#!/usr/bin/env python
# coding: utf-8

# DO NOT EDIT
# Autogenerated from the notebook rolling_ls.ipynb.
# Edit the notebook and then sync the output with this file.
#
# flake8: noqa
# DO NOT EDIT

# # Rolling Regression
#
# Rolling OLS applies OLS across a fixed windows of observations and then
# rolls
# (moves or slides) the window across the data set. They key parameter is
# `window`
# which determines the number of observations used in each OLS regression.
# By
# default, `RollingOLS` drops missing values in the window and so will
# estimate
# the model using the available data points.
#
# Estimated values are aligned so that models estimated using data points
# $i+1, i+2, ... i+window$ are stored in location $i+window$.
#
# Start by importing the modules that are used in this notebook.

import matplotlib.pyplot as plt
import numpy as np
import pandas as pd
import pandas_datareader as pdr
import seaborn

import statsmodels.api as sm
from statsmodels.regression.rolling import RollingOLS

seaborn.set_style("darkgrid")
pd.plotting.register_matplotlib_converters()

# `pandas-datareader` is used to download data from
# [Ken French's website](https://mba.tuck.dartmouth.edu/pages/faculty/ken.
# french/data_library.html).
# The two data sets downloaded are the 3 Fama-French factors and the 10
# industry portfolios.
# Data is available from 1926.
#
# The data are monthly returns for the factors or industry portfolios.

factors = pdr.get_data_famafrench("F-F_Research_Data_Factors",
                                  start="1-1-1926")[0]
factors.head()

industries = pdr.get_data_famafrench("10_Industry_Portfolios",
                                     start="1-1-1926")[0]
industries.head()

# The first model estimated is a rolling version of the CAPM that
# regresses
# the excess return of Technology sector firms on the excess return of the
# market.
#
# The window is 60 months, and so results are available after the first 60
# (`window`)
# months. The first 59 (`window - 1`) estimates are all `nan` filled.
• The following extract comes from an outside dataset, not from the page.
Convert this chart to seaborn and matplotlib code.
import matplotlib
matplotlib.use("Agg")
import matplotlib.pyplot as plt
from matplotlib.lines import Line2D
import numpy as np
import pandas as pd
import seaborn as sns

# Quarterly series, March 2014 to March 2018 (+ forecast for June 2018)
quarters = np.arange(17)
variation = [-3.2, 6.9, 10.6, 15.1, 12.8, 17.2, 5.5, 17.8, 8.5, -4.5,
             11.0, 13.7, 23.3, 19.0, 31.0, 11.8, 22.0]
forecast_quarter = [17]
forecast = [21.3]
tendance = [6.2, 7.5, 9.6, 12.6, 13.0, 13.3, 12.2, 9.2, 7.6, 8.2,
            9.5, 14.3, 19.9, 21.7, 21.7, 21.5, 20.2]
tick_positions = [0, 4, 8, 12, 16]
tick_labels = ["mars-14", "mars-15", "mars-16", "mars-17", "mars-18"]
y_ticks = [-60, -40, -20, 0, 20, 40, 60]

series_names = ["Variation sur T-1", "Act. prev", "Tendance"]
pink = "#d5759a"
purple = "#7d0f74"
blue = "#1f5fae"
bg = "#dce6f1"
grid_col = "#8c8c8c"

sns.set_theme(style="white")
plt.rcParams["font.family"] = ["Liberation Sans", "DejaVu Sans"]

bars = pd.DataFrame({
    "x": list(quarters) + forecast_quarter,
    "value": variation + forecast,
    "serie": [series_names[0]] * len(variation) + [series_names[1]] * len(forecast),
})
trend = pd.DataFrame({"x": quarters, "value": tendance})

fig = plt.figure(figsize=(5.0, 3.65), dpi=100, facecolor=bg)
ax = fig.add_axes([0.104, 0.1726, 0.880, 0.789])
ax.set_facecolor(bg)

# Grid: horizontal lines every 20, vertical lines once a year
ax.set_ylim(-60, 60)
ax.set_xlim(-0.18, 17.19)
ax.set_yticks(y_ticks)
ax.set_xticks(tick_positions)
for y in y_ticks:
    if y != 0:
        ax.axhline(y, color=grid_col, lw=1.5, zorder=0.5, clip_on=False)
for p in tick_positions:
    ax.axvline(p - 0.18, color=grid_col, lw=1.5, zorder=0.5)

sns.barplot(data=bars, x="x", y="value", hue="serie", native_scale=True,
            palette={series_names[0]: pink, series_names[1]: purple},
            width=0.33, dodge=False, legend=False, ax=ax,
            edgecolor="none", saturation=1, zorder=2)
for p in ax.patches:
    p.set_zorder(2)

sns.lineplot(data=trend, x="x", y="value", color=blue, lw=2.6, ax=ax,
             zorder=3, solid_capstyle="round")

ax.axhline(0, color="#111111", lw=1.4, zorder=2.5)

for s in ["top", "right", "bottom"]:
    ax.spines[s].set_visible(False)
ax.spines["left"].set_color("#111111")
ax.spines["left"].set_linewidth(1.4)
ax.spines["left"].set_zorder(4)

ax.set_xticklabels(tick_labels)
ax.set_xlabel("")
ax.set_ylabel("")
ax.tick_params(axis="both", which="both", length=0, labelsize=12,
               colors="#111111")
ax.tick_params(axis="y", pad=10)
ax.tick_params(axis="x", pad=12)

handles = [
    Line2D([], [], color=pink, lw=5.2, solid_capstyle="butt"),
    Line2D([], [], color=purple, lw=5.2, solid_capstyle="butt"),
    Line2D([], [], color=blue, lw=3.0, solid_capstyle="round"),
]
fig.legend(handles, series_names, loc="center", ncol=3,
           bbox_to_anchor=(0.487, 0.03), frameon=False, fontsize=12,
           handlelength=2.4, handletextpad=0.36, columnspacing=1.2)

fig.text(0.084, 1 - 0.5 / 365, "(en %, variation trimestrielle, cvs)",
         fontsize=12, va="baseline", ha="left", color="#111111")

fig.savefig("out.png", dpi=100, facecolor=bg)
endog = industries.HiTec - factors.RF.values
exog = sm.add_constant(factors["Mkt-RF"])
rols = RollingOLS(endog, exog, window=60)
rres = rols.fit()
params = rres.params.copy()
params.index = np.arange(1, params.shape[0] + 1)
params.head()

params.iloc[57:62]

params.tail()

# We next plot the market loading along with a 95% point-wise confidence
# interval.
# The `alpha=False` omits the constant column, if present.

fig = rres.plot_recursive_coefficient(variables=["Mkt-RF"], figsize=(14, 6))
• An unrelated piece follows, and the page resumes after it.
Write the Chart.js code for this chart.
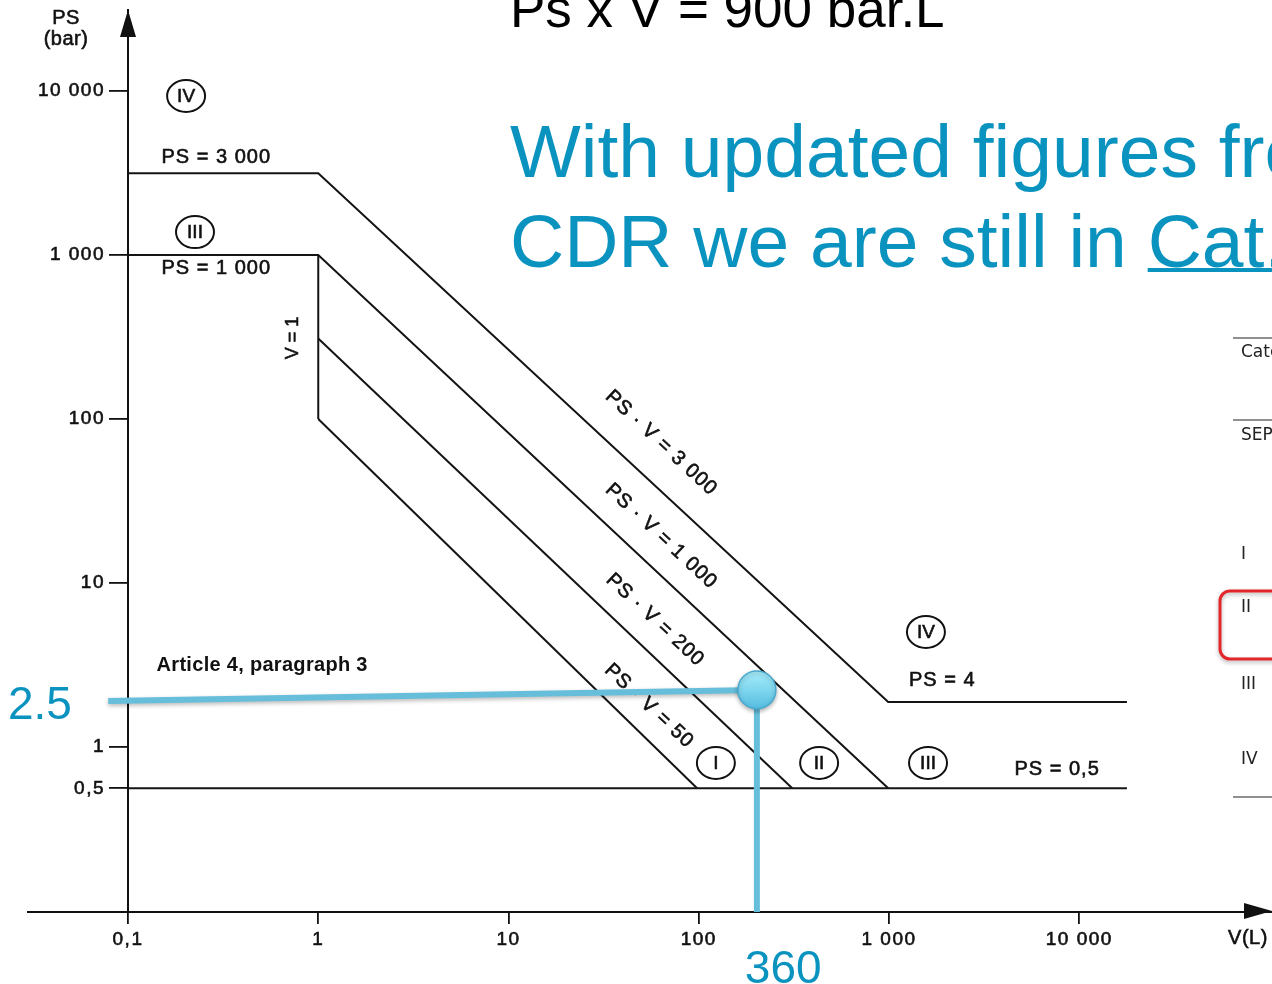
<!DOCTYPE html>
<html>
<head>
<meta charset="utf-8">
<script src="https://cdn.jsdelivr.net/npm/chart.js@4.4.1/dist/chart.umd.min.js"></script>
<style>
  html, body { margin: 0; padding: 0; background: #fff; }
  #wrap { width: 1272px; height: 984px; position: relative; }
</style>
</head>
<body>
<div id="wrap"><canvas id="chart"></canvas></div>
<script>
// axis ticks
const volumeTicks = [0.1, 1, 10, 100, 1000, 10000];
const volumeLabels = ['0,1', '1', '10', '100', '1 000', '10 000'];
const pressureTicks = [0.56, 1, 10, 100, 1000, 10000];
const pressureLabels = ['0,5', '1', '10', '100', '1 000', '10 000'];

// category boundaries as drawn (V in L, PS in bar)
const lineIV_V = [0.1, 1, 990, 17800];
const lineIV_PS = [3150, 3150, 1.88, 1.88];
const lineIII_V = [0.1, 1, 990];
const lineIII_PS = [1000, 1000, 0.56];
const lineV1_V = [1, 1];
const lineV1_PS = [1000, 100];
const lineII_V = [1, 310];
const lineII_PS = [310, 0.56];
const lineI_V = [1, 98];
const lineI_PS = [100, 0.56];
const lineBase_V = [0.1, 17800];
const lineBase_PS = [0.56, 0.56];

// highlighted vessel
const markLine_V = [0.0787, 202];
const markLine_PS = [1.91, 2.23];
const markPoint_V = [202];
const markPoint_PS = [2.23];

const X_MIN = 0.1, X_MAX = 103000;
const Y_MIN = 0.0986, Y_MAX = 31200;

const markDrop_V = [202, 202];
const markDrop_PS = [2.23, Y_MIN];

const FONT = '"Liberation Sans", Arial, Helvetica, sans-serif';
const TEAL = '#0b93c0';
const HILITE = '#66bedb';

// annotations placed in data space
const badges = [
  { text: 'IV', v: 0.202, ps: 9330 },
  { text: 'III', v: 0.225, ps: 1380 },
  { text: 'IV', v: 1563, ps: 5.03 },
  { text: 'I', v: 123, ps: 0.8 },
  { text: 'II', v: 429, ps: 0.8 },
  { text: 'III', v: 1603, ps: 0.8 }
];
const notes = [
  { text: 'PS = 3 000', v: 0.291, ps: 3960, rot: 0 },
  { text: 'PS = 1 000', v: 0.291, ps: 833, rot: 0 },
  { text: 'PS = 4', v: 1905, ps: 2.53, rot: 0 },
  { text: 'PS = 0,5', v: 7650, ps: 0.734, rot: 0 },
  { text: 'Article 4, paragraph 3', v: 0.507, ps: 3.12, rot: 0, bold: true },
  { text: 'PS · V = 3 000', v: 63.5, ps: 71.4, rot: 43 },
  { text: 'PS · V = 1 000', v: 63.5, ps: 19.3, rot: 43 },
  { text: 'PS · V = 200', v: 59.0, ps: 5.95, rot: 43 },
  { text: 'PS · V = 50', v: 54.8, ps: 1.78, rot: 43 },
  { text: 'V = 1', v: 0.738, ps: 312, rot: -90, tight: true }
];

function pairs(vs, ps) {
  return vs.map((v, i) => ({ x: v, y: ps[i] }));
}

const boundary = { showLine: true, borderColor: '#141414', borderWidth: 2, pointRadius: 0, clip: false };

const datasets = [
  {
    data: pairs(markPoint_V, markPoint_PS), showLine: false, clip: false, shadow: true,
    pointRadius: 19, pointBorderWidth: 1.5, pointBorderColor: '#4aa9cf',
    pointBackgroundColor: (c) => {
      const ch = c.chart;
      if (!ch.chartArea) return '#86d8f0';
      const y = ch.scales.y.getPixelForValue(markPoint_PS[0]);
      const g = ch.ctx.createLinearGradient(0, y - 19, 0, y + 19);
      g.addColorStop(0, '#a8eefc');
      g.addColorStop(1, '#55bde0');
      return g;
    }
  },
  { data: pairs(markLine_V, markLine_PS), showLine: true, borderColor: HILITE, borderWidth: 6, pointRadius: 0, clip: false, shadow: true },
  { data: pairs(markDrop_V, markDrop_PS), showLine: true, borderColor: HILITE, borderWidth: 6, pointRadius: 0, clip: false },
  { ...boundary, data: pairs(lineIV_V, lineIV_PS) },
  { ...boundary, data: pairs(lineIII_V, lineIII_PS) },
  { ...boundary, data: pairs(lineV1_V, lineV1_PS) },
  { ...boundary, data: pairs(lineII_V, lineII_PS) },
  { ...boundary, data: pairs(lineI_V, lineI_PS) },
  { ...boundary, data: pairs(lineBase_V, lineBase_PS) }
];

// scanned print looks heavier, so fill + thin stroke
function inkText(ctx, text, x, y) {
  ctx.fillText(text, x, y);
  ctx.strokeText(text, x, y);
}

function drawBadge(ctx, x, y, text) {
  ctx.beginPath();
  ctx.ellipse(x, y, 19, 16, 0, 0, Math.PI * 2);
  ctx.lineWidth = 2;
  ctx.strokeStyle = '#111';
  ctx.stroke();
  ctx.fillStyle = '#111';
  ctx.font = '19px ' + FONT;
  ctx.textAlign = 'center';
  ctx.textBaseline = 'middle';
  ctx.lineWidth = 0.6;
  inkText(ctx, text, x, y + 1);
}

const sketchPlugin = {
  id: 'sketch',
  beforeDraw(chart) {
    chart.ctx.letterSpacing = '1.5px';
  },
  beforeDatasetsDraw(chart) {
    const { ctx, scales: { x, y } } = chart;
    ctx.save();
    ctx.letterSpacing = '0px';
    // x axis runs past the y axis to the left
    ctx.strokeStyle = '#111';
    ctx.lineWidth = 2;
    ctx.beginPath();
    ctx.moveTo(27, y.bottom);
    ctx.lineTo(x.left, y.bottom);
    ctx.stroke();

    badges.forEach(b => drawBadge(ctx, x.getPixelForValue(b.v), y.getPixelForValue(b.ps), b.text));

    ctx.fillStyle = '#111';
    ctx.strokeStyle = '#111';
    ctx.lineWidth = 0.6;
    ctx.textAlign = 'center';
    ctx.textBaseline = 'middle';
    notes.forEach(n => {
      ctx.save();
      ctx.translate(x.getPixelForValue(n.v), y.getPixelForValue(n.ps));
      ctx.rotate(n.rot * Math.PI / 180);
      ctx.letterSpacing = n.tight ? '0px' : (n.bold ? '0.3px' : '1px');
      ctx.font = (n.bold ? 'bold ' : '') + (n.tight ? '18px ' : '20px ') + FONT;
      if (n.bold) ctx.fillText(n.text, 0, 0);
      else inkText(ctx, n.text, 0, 0);
      ctx.restore();
    });

    // axis names
    ctx.letterSpacing = '0.5px';
    ctx.font = '20px ' + FONT;
    inkText(ctx, 'PS', 66, 18);
    inkText(ctx, '(bar)', 66, 39);
    inkText(ctx, 'V(L)', 1248, 938);
    ctx.restore();
  },
  beforeDatasetDraw(chart, args) {
    if (chart.data.datasets[args.index].shadow) {
      const ctx = chart.ctx;
      ctx.save();
      ctx.shadowColor = 'rgba(0,0,0,0.28)';
      ctx.shadowBlur = 4;
      ctx.shadowOffsetY = 2;
    }
  },
  afterDatasetDraw(chart, args) {
    if (chart.data.datasets[args.index].shadow) chart.ctx.restore();
  },
  afterDraw(chart) {
    const { ctx, scales: { x, y } } = chart;
    ctx.save();
    ctx.letterSpacing = '0px';
    // arrow heads
    ctx.fillStyle = '#111';
    const ax = x.left;
    ctx.beginPath();
    ctx.moveTo(ax, y.top);
    ctx.lineTo(ax - 8, y.top + 27);
    ctx.lineTo(ax + 8, y.top + 27);
    ctx.closePath();
    ctx.fill();
    ctx.beginPath();
    ctx.moveTo(x.right, y.bottom - 1);
    ctx.lineTo(x.right - 28, y.bottom - 9);
    ctx.lineTo(x.right - 28, y.bottom + 7);
    ctx.closePath();
    ctx.fill();

    // highlighted values
    ctx.fillStyle = TEAL;
    ctx.font = '46px ' + FONT;
    ctx.textAlign = 'left';
    ctx.textBaseline = 'alphabetic';
    ctx.fillText('2.5', 8, y.getPixelForValue(markLine_PS[0]) + 18);
    ctx.fillText('360', x.getPixelForValue(markPoint_V[0]) - 12, 983);

    // slide text
    ctx.fillStyle = '#000';
    ctx.font = '53px ' + FONT;
    ctx.fillText('Ps x V = 900 bar.L', 510, 27);

    ctx.fillStyle = TEAL;
    ctx.font = '75px ' + FONT;
    ctx.fillText('With updated figures from', 510, 177);
    const lead = 'CDR we are still in ';
    ctx.fillText(lead + 'Cat. II', 510, 267);
    const ux = 510 + ctx.measureText(lead).width;
    ctx.fillRect(ux, 268, 1272 - ux, 4);

    // cut-off table on the right
    ctx.strokeStyle = '#222';
    ctx.lineWidth = 1.2;
    [338, 420, 797].forEach(ly => {
      ctx.beginPath();
      ctx.moveTo(1233, ly);
      ctx.lineTo(1272, ly);
      ctx.stroke();
    });
    ctx.fillStyle = '#222';
    ctx.font = '17px "DejaVu Sans", sans-serif';
    ctx.textBaseline = 'middle';
    [['Category', 353], ['SEP', 436], ['I', 555], ['II', 608], ['III', 685], ['IV', 760]].forEach(([t, ty]) => {
      ctx.fillText(t, 1241, ty);
    });
    ctx.shadowColor = 'rgba(0,0,0,0.3)';
    ctx.shadowBlur = 4;
    ctx.shadowOffsetY = 2;
    ctx.strokeStyle = '#e3262a';
    ctx.lineWidth = 3;
    ctx.beginPath();
    ctx.roundRect(1220, 591, 90, 68, 10);
    ctx.stroke();
    ctx.restore();
  }
};

const tickFont = { family: FONT, size: 19 };

new Chart(document.getElementById('chart'), {
  type: 'scatter',
  data: { datasets },
  options: {
    responsive: true,
    maintainAspectRatio: false,
    animation: false,
    events: [],
    layout: { padding: { top: 10, left: 0, right: 0, bottom: 0 }, autoPadding: false },
    plugins: { legend: { display: false }, tooltip: { enabled: false } },
    scales: {
      x: {
        type: 'logarithmic',
        min: X_MIN,
        max: X_MAX,
        afterFit: s => { s.height = 72; s.paddingLeft = 0; s.paddingRight = 0; },
        afterBuildTicks: s => { s.ticks = volumeTicks.map(v => ({ value: v })); },
        border: { display: true, color: '#111', width: 2 },
        grid: { drawOnChartArea: false, color: '#111', lineWidth: 1.8, tickLength: 12 },
        ticks: {
          autoSkip: false, maxRotation: 0, padding: 4, color: '#111', font: tickFont,
          textStrokeColor: '#111', textStrokeWidth: 0.6,
          callback: v => volumeLabels[volumeTicks.indexOf(v)]
        }
      },
      y: {
        type: 'logarithmic',
        min: Y_MIN,
        max: Y_MAX,
        afterFit: s => { s.width = 128; s.paddingTop = 0; s.paddingBottom = 0; },
        afterBuildTicks: s => { s.ticks = pressureTicks.map(v => ({ value: v })); },
        border: { display: true, color: '#111', width: 2 },
        grid: { drawOnChartArea: false, color: '#111', lineWidth: 1.8, tickLength: 19 },
        ticks: {
          autoSkip: false, padding: 4, color: '#111', font: tickFont,
          textStrokeColor: '#111', textStrokeWidth: 0.6,
          callback: v => pressureLabels[pressureTicks.indexOf(v)]
        }
      }
    }
  },
  plugins: [sketchPlugin]
});
</script>
</body>
</html>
# Next, the model is expanded to include all three factors, the excess
# market, the size factor
# and the value factor.

exog_vars = ["Mkt-RF", "SMB", "HML"]
exog = sm.add_constant(factors[exog_vars])
rols = RollingOLS(endog, exog, window=60)
rres = rols.fit()
fig = rres.plot_recursive_coefficient(variables=exog_vars, figsize=(14, 18))

# ## Formulas
#
# `RollingOLS` and `RollingWLS` both support model specification using the
# formula interface. The example below is equivalent to the 3-factor model
# estimated previously. Note that one variable is renamed to have a valid
# Python variable name.

joined = pd.concat([factors, industries], axis=1)
joined["Mkt_RF"] = joined["Mkt-RF"]
mod = RollingOLS.from_formula("HiTec ~ Mkt_RF + SMB + HML",
                              data=joined,
                              window=60)
rres = mod.fit()
rres.params.tail()

# ## `RollingWLS`: Rolling Weighted Least Squares
#
# The `rolling` module also provides `RollingWLS` which takes an optional
# `weights` input to perform rolling weighted least squares.  It produces
# results that match `WLS` when applied to rolling windows of data.

# ## Fit Options
#
# Fit accepts other optional keywords to set the covariance estimator.
# Only two estimators are supported, `'nonrobust'` (the classic OLS
# estimator) and `'HC0'` which is White's heteroskedasticity robust
# estimator.
#
# You can set `params_only=True` to only estimate the model parameters.
# This is substantially faster than computing the full set of values
# required to perform inference.
#
# Finally, the parameter `reset` can be set to a positive integer to
# control estimation error in very long samples. `RollingOLS` avoids the
# full matrix product when rolling by only adding the most recent
# observation and removing the dropped observation as it rolls through the
# sample. Setting `reset` uses the full inner product every `reset` periods.
# In most applications this parameter can be omitted.

# ## Expanding Sample
# It is possible to expand the sample until sufficient observations are
# available for the full window length.  In this example, we start once we
# have 12 observations available, and then increase the sample until we have
# 60 observations available. The first non-`nan` value is computed using 12
# observations, the second 13, and so on. All other estimates are computed
# using 60 observations.

res = RollingOLS(endog, exog, window=60, min_nobs=12, expanding=True).fit()
res.params.iloc[10:15]

res.nobs[10:15]